BEYOND WORDS: THE ENDURING POWER OF DATA VISUALIZATION
All of this brings me to a question that Paolo Ciuccarelli asked during one of our conversations — a question that left me pondering: “Is visualization still relevant when we have much easier ways to extract insights from data through conversational systems like ChatGPT?”
It’s a fair point. With AI models that can digest and regurgitate data insights in plain language, one might wonder if visualizations are becoming obsolete. But here’s my take: absolutely not. Visualization is still a thing, and will be so for the foreseeable future.
Visualization isn’t just about representing data; it’s about offering a perspective that might be impossible to grasp through words alone. Think of it this way: trying to understand complex data solely through text is like trying to appreciate a painting by reading a written description of it. Sure, you get the gist, but you miss the nuances — the colors, the brushstrokes, the emotions it evokes.
Visualizations provide a different language, one that can reveal patterns and insights hidden beneath layers of numbers and statistics. They engage our visual cognition, allowing us to see relationships and anomalies that might elude textual analysis. It’s not just about making data look pretty (though that’s a nice bonus); it’s about making data accessible and meaningful on a human level.
We need more languages to understand reality than just the symbolic ones. Words and numbers have their place, but they can’t capture everything. Sometimes, a single image can convey what pages of text cannot. Visualizations offer that alternative language — a way to bridge the gap between complex data and human intuition.
In a world increasingly saturated with information, having multiple ways to interpret and understand data isn’t just helpful — it’s essential. Visualizations can simplify the complex, highlight the overlooked, and make the abstract tangible. They invite exploration and can even spark joy — or at least a satisfied nod of understanding.

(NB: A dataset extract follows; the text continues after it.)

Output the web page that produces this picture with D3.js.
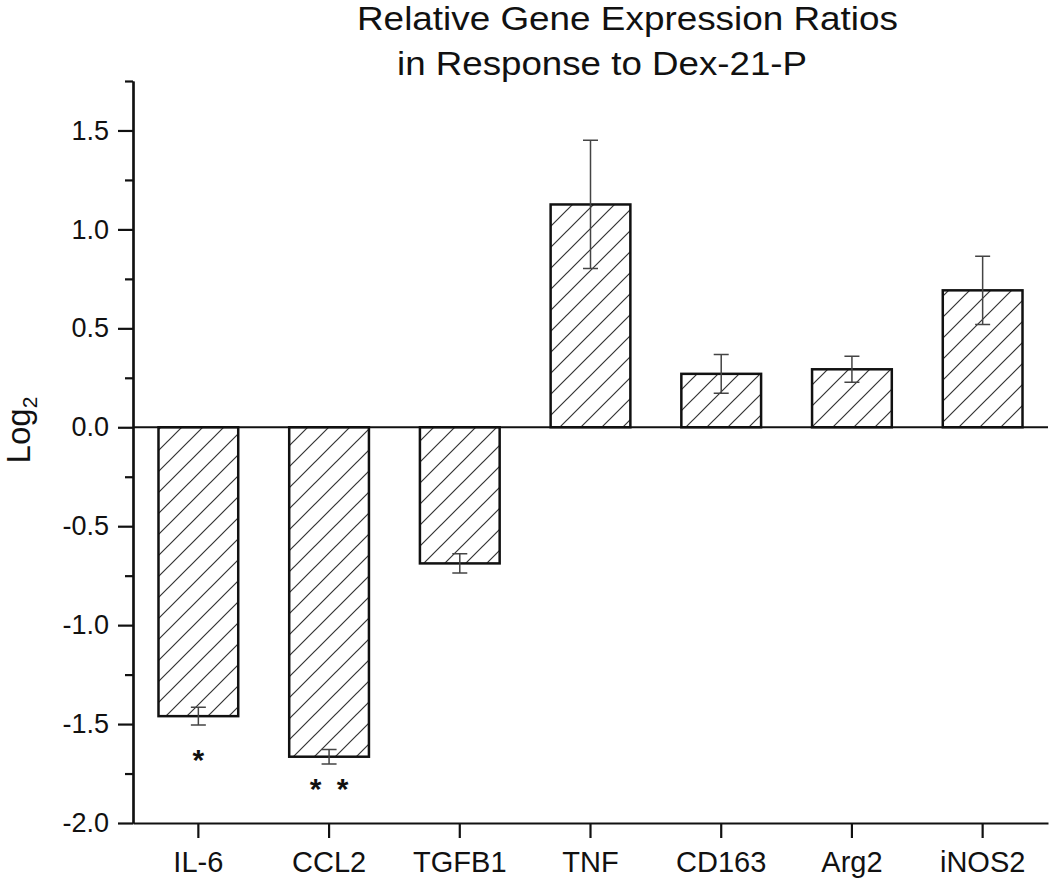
<!DOCTYPE html>
<html>
<head>
<meta charset="utf-8">
<script src="https://cdn.jsdelivr.net/npm/d3@7"></script>
<style>
  html, body { margin: 0; padding: 0; background: #fff; }
  svg { display: block; font-family: Arial, "Liberation Sans", Helvetica, sans-serif; }
</style>
</head>
<body>
<svg id="chart" width="1050" height="880"></svg>
<script>
// ---- data ----
const categories = ["IL-6", "CCL2", "TGFB1", "TNF", "CD163", "Arg2", "iNOS2"];
const means      = [-1.46, -1.665, -0.688, 1.126, 0.27, 0.293, 0.692];
const errors     = [0.045, 0.037, 0.049, 0.324, 0.098, 0.066, 0.172];
const majorTicks = [-2.0, -1.5, -1.0, -0.5, 0.0, 0.5, 1.0, 1.5];
const minorTicks = [-1.75, -1.25, -0.75, -0.25, 0.25, 0.75, 1.25, 1.75];
const titleLines = ["Relative Gene Expression Ratios", "in Response to Dex-21-P"];
// significance markers: category, horizontal offset, y-value position
const starCats   = ["IL-6", "CCL2", "CCL2"];
const starOffset = [0, -13.5, 13.5];
const starValues = [-1.656, -1.805, -1.805];

const svg = d3.select("#chart");
const mLeft = 133, mRight = 1048, mTop = 81, mBottom = 823;

const x = d3.scaleBand().domain(categories).range([mLeft, mRight]).paddingInner(0.39).paddingOuter(0.195);
const y = d3.scaleLinear().domain([-2, 1.75]).range([mBottom, mTop]);

// hatch pattern
const defs = svg.append("defs");
const s = 21;
const pat = defs.append("pattern")
  .attr("id", "hatch").attr("patternUnits", "userSpaceOnUse")
  .attr("width", s).attr("height", s);
pat.append("rect").attr("width", s).attr("height", s).attr("fill", "#fff");
pat.append("path")
  .attr("d", `M0,${s} L${s},0 M${-s/2},${s/2} L${s/2},${-s/2} M${s/2},${s*1.5} L${s*1.5},${s/2}`)
  .attr("stroke", "#333").attr("stroke-width", 1.2);

// title
const titleX = [357, 397], titleW = [541, 410];
svg.append("g").selectAll("text").data(titleLines).join("text")
  .attr("x", (d, i) => titleX[i])
  .attr("y", (d, i) => 30 + i * 45)
  .attr("text-anchor", "start")
  .attr("font-size", 33)
  .attr("textLength", (d, i) => titleW[i])
  .attr("lengthAdjust", "spacingAndGlyphs")
  .attr("fill", "#111")
  .text(d => d);

// bars
const data = categories.map((c, i) => ({ c, v: means[i], e: errors[i] }));
svg.append("g").selectAll("rect").data(data).join("rect")
  .attr("x", d => x(d.c))
  .attr("width", x.bandwidth())
  .attr("y", d => Math.min(y(d.v), y(0)))
  .attr("height", d => Math.abs(y(d.v) - y(0)))
  .attr("fill", "url(#hatch)")
  .attr("stroke", "#111").attr("stroke-width", 2.5);

// error bars
const eb = svg.append("g").attr("stroke", "#444").attr("stroke-width", 1.5).attr("fill", "none");
const cap = 7.5;
eb.selectAll("path").data(data).join("path")
  .attr("d", d => {
    const cx = x(d.c) + x.bandwidth() / 2;
    const y1 = y(d.v + d.e), y2 = y(d.v - d.e);
    return `M${cx},${y1}V${y2}M${cx - cap},${y1}H${cx + cap}M${cx - cap},${y2}H${cx + cap}`;
  });

// zero line
svg.append("line")
  .attr("x1", mLeft).attr("x2", mRight)
  .attr("y1", y(0)).attr("y2", y(0))
  .attr("stroke", "#111").attr("stroke-width", 2.2);

// y axis minor
const yMinor = svg.append("g").attr("transform", `translate(${mLeft},0)`)
  .call(d3.axisLeft(y).tickValues(minorTicks).tickSize(8).tickSizeOuter(0).tickFormat(""));
// y axis major
const yMajor = svg.append("g").attr("transform", `translate(${mLeft},0)`)
  .call(d3.axisLeft(y).tickValues(majorTicks).tickSize(15).tickSizeOuter(0).tickPadding(9)
    .tickFormat(d => d.toFixed(1)));
[yMinor, yMajor].forEach(g => {
  g.select(".domain").attr("stroke", "#111").attr("stroke-width", 2.2);
  g.selectAll(".tick line").attr("stroke", "#111").attr("stroke-width", 2.2);
});
yMajor.selectAll(".tick text").attr("font-size", 27).attr("fill", "#111")
  .attr("font-family", "Arial, 'Liberation Sans', sans-serif");

// x axis
const xAxis = svg.append("g").attr("transform", `translate(0,${mBottom})`)
  .call(d3.axisBottom(x).tickSize(15).tickSizeOuter(0).tickPadding(13));
xAxis.select(".domain").attr("stroke", "#111").attr("stroke-width", 2.2);
xAxis.selectAll(".tick line").attr("stroke", "#111").attr("stroke-width", 2.2);
xAxis.selectAll(".tick text").attr("font-size", 29).attr("fill", "#111")
  .attr("font-family", "Arial, 'Liberation Sans', sans-serif");

// y label
const yl = svg.append("text")
  .attr("transform", `translate(30,430) rotate(-90)`)
  .attr("text-anchor", "middle")
  .attr("font-size", 33).attr("fill", "#111");
yl.append("tspan").text("Log");
yl.append("tspan").attr("font-size", 21).attr("dy", 7).text("2");

// significance stars
svg.append("g").selectAll("text").data(starCats).join("text")
  .attr("x", (d, i) => x(d) + x.bandwidth() / 2 + starOffset[i])
  .attr("y", (d, i) => y(starValues[i]) + 15)
  .attr("text-anchor", "middle")
  .attr("font-size", 30).attr("font-weight", "bold").attr("fill", "#111")
  .text("*");
</script>
</body>
</html>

So yes, even with conversational AI tools at our fingertips, visualization remains a vital tool in our arsenal. It complements these technologies by providing a different angle of approach, enriching our understanding rather than replacing existing methods.
References:
¹ Hakim Bey. T.A.Z.: The Temporary Autonomous Zone, Ontological Anarchy, Poetic Terrorism. Autonomedia, 1991. The term “Cartesian anesthetic gas” is used to convey a subtle indifference to lyricism and human subjectivity.
² Bertin, J. (1983). Semiology of Graphics: Diagrams, Networks, Maps (W. J. Berg, Trans.). University of Wisconsin Press.
³ Jansen, Y. (2014). Physical and Tangible Information Visualization (Doctoral dissertation, Université Paris-Sud XI).